Is there a story behind the last name, Phipps?
The first Phipps in Haiti was James Phipps. It is said that he may have come as part of the English army trying to get a piece of the colony at the time, but liked the island, and stayed. He was one of the first foreigners to have been naturalized Haitian in 1805 by Jean-Jacques Dessalines himself. My grandfather, Jules Phipps, was the first of his generation to settle in Port-au-Prince. The Phipps family came from Les Cayes in whose cemetery there are many Phipps’s graves.
After 1804, many foreigners, adventurers, or people fleeing their countries for economic or political reasons, started to come and settle in Haiti—Germans, French, Polish, Sephardic Jews, Lebanese, Chinese, Indians etc… My mother’s family was one such immigrants—French people running from their own revolution. My great-grandmother, on my mother side, was born in Les Cayes where her parents had plantations. She was married at 16 to a Frenchman, left for France with him, and never returned to Haiti. She however kept ties with Haiti through family and friends. My parents met each other though common friends from Haiti at a time when my father had traveled to France for a brief visit.
You left Haiti when you were a pre-teen. What do you remember of your time there, in those days, before your departure, your childhood and all?

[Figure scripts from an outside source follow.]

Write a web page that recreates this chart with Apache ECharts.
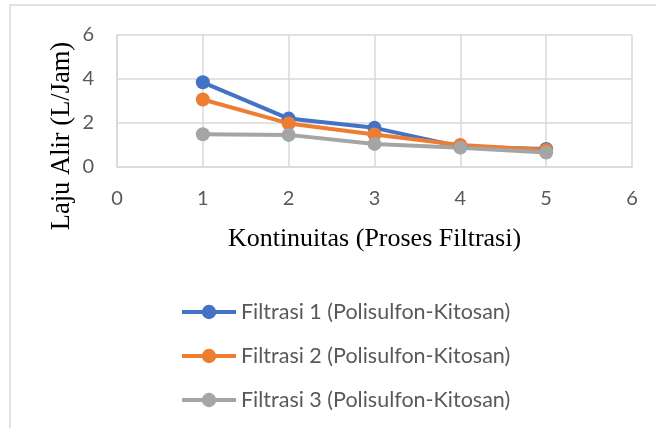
<!DOCTYPE html>
<html>
<head>
<meta charset="utf-8">
<script src="https://cdn.jsdelivr.net/npm/echarts@6/dist/echarts.min.js"></script>
<style>
  html, body { margin: 0; padding: 0; background: #fff; }
  #chart { width: 656px; height: 428px; }
</style>
</head>
<body>
<div id="chart"></div>
<script>
// Flow rate per filtration run
const runs = [1, 2, 3, 4, 5];
const filtrasi1 = [3.85, 2.2, 1.78, 0.92, 0.82];
const filtrasi2 = [3.07, 1.98, 1.48, 1.0, 0.77];
const filtrasi3 = [1.49, 1.46, 1.05, 0.88, 0.66];
const seriesNames = [
  'Filtrasi 1 (Polisulfon-Kitosan)',
  'Filtrasi 2 (Polisulfon-Kitosan)',
  'Filtrasi 3 (Polisulfon-Kitosan)'
];
const yTitle = 'Laju Alir (L/Jam)';
const xTitle = 'Kontinuitas (Proses Filtrasi)';
const colors = ['#4472C4', '#ED7D31', '#A5A5A5'];

const toPairs = vals => runs.map((x, i) => [x, vals[i]]);
const gridColor = '#d9d9d9';
const sansFont = 'Lato, "Open Sans", sans-serif';
const serifFont = '"Liberation Serif", "Times New Roman", serif';
const tickFont = { color: '#595959', fontSize: 20, fontFamily: sansFont };

const chart = echarts.init(document.getElementById('chart'), null, { renderer: 'canvas' });

const makeSeries = (name, vals, color) => ({
  name,
  type: 'line',
  data: toPairs(vals),
  symbol: 'circle',
  symbolSize: 14,
  lineStyle: { width: 4, color },
  itemStyle: { color },
  emphasis: { disabled: true },
  animation: false
});

chart.setOption({
  backgroundColor: '#fff',
  animation: false,
  graphic: [
    {
      // chart-area frame
      type: 'rect',
      shape: { x: 10, y: 5, width: 700, height: 500 },
      style: { fill: 'none', stroke: gridColor, lineWidth: 1.5 },
      silent: true,
      z: -1
    },
    {
      // vertical axis title, set lower than the plot centre
      type: 'text',
      x: 62,
      y: 136,
      rotation: Math.PI / 2,
      style: {
        text: yTitle,
        fill: '#000',
        font: '26.5px ' + serifFont,
        align: 'center',
        verticalAlign: 'middle'
      },
      silent: true
    }
  ],
  grid: { left: 117, right: 24, top: 35, bottom: 261, containLabel: false },
  xAxis: {
    type: 'value',
    min: 0, max: 6, interval: 1,
    name: xTitle,
    nameLocation: 'middle',
    nameGap: 59,
    nameTextStyle: { color: '#000', fontSize: 26, fontFamily: serifFont },
    axisLine: { show: true, lineStyle: { color: gridColor, width: 1.5 } },
    axisTick: { show: false },
    axisLabel: Object.assign({ margin: 22 }, tickFont),
    splitLine: { show: true, lineStyle: { color: gridColor, width: 1.5 } }
  },
  yAxis: {
    type: 'value',
    min: 0, max: 6, interval: 2,
    axisLine: { show: true, lineStyle: { color: gridColor, width: 1.5 } },
    axisTick: { show: false },
    axisLabel: Object.assign({ margin: 23 }, tickFont),
    splitLine: { show: true, lineStyle: { color: gridColor, width: 1.5 } }
  },
  legend: {
    orient: 'vertical',
    left: 175,
    top: 296,
    itemWidth: 54,
    itemHeight: 18,
    itemGap: 22,
    lineStyle: { width: 4 },
    textStyle: { color: '#595959', fontSize: 21.5, fontFamily: sansFont },
    data: seriesNames
  },
  series: [
    makeSeries(seriesNames[0], filtrasi1, colors[0]),
    makeSeries(seriesNames[1], filtrasi2, colors[1]),
    makeSeries(seriesNames[2], filtrasi3, colors[2])
  ]
});
</script>
</body>
</html>
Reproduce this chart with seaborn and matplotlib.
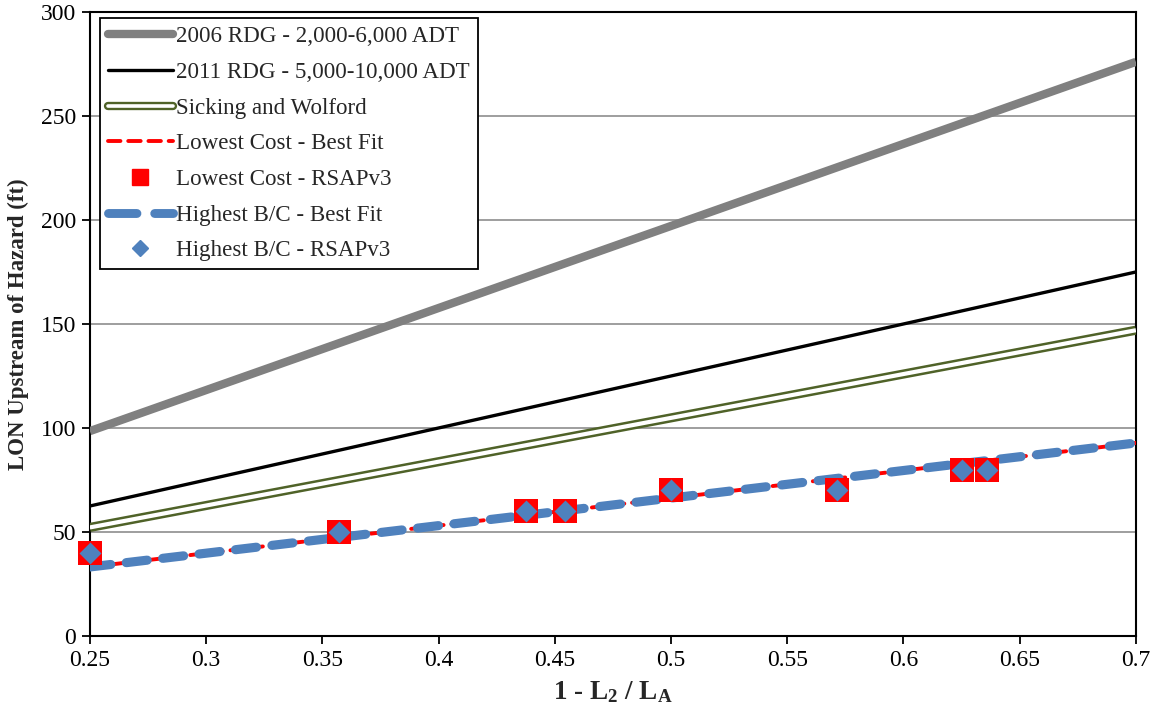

Even though I was born and grew up in Port-au-Prince, my memories are of a rural Haiti, not of a city life. I felt close to the land, the people of the land, and the animals of the land—goats, donkeys, bulls, chicken, and of course, my dogs. I longed for them all when I was away in France, sent to school there at 11 to escape the Duvalier era and the danger to my life. I grew up with constant curfews and news of massacres. Political reprisals were fierce and random. Men of every generation of my family had been involved in politics or education. In the early 1960’s, my cousin and godfather, Guslé Villedrouin, leader of the group Jeune Haiti that attempted to overthrow Papa Doc in 1964, was getting involved as well. His mother is a Phipps—he was the new generation of Phipps. He willingly risked and gave his life for the people of Haiti, for a kind dream of equality, justice, and peace for all. He was 24.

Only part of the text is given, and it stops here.